GameCo’s Candy Crush–like titles, such as Cosmic Candy Heist, appeal to casual players. But the company’s Multiplayer Challenge Mode panders to a more competitive audience. I tried a prototype of the feature in Nothin’ But Net, a game where well-timed basketball shots help you score, and I’ve got to say: Competing against a real person adds more incentive to win. Playing for money is already motivation enough, but the chance to rub it in someone else’s face is even better. Graboyes assures you’ll be able to do that with all of GameCo’s game library in 2018, with the option to play with up to eight, and eventually 64, players in esports-like tournaments—brackets and all.

Another standout was Steve Aoki’s Neon Dream. Using the VGM joystick, you’re tasked with collecting coins while avoiding obstacles on an endlessly moving racetrack. Resistance from the joystick requires incredibly precise movements as the treadmill track gains speed.

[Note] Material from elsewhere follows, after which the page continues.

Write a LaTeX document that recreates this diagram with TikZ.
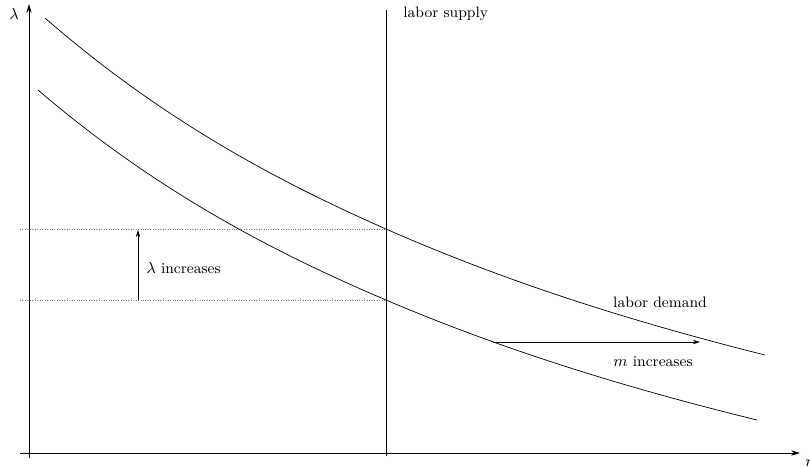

Relying on reflex is key. Surprisingly, this is the game that made me forget I was gambling the most.

Graboyes says more immersive titles are in the works, including a VGM edition of Bandai Namco’s fighting game Soulcalibur. “One of the things that’s really unique about GameCo is we don’t actually make the games. We make the platform. We’re like the Xbox or app store of the casino,” he says. “With Soulcalibur, we’re working with the original creative engineering production team of my favorite game of all time. For me, it’s like working with celebrities.”

The CEO says this business model allows GameCo to stay in its casino gaming lane, while developers focus on what they do best: creating great games.

“The Casino of the Future Now”

Graboyes and I are nearly done with our conversation when he explains to me the theme of his G2E booth.

“The casino of the future now. We’re showing our names, slot machines, table games, even games from other skill-gaming manufacturers, along with music, entertainment, cosplay, esports, [food and beverage]. We think all of these are coming together into a new seamless experience,” he says. “The reason we call it ‘casino of the future now’ is because there’s the ability to implement this today.”

And GameCo already is. While the company’s still in the process of getting licensed in Nevada, about 60 of its VGMs are operating in other states, such as New Jersey, Connecticut and North Carolina. Another 250 are expected to go live by the end of the year, with licenses being processed in California, the Caribbean, Florida and Alberta and Ontario, Canada.   

Based on my experiences, GameCo shows immense promise in the industry. The prospect of winning is reason enough to try any skill-based game, but the New York firm makes gambling fun. As a millennial whose fondest gambling memories include an epic hand of poker in Red Dead Redemption, VGMs might just make a gambler out of me yet.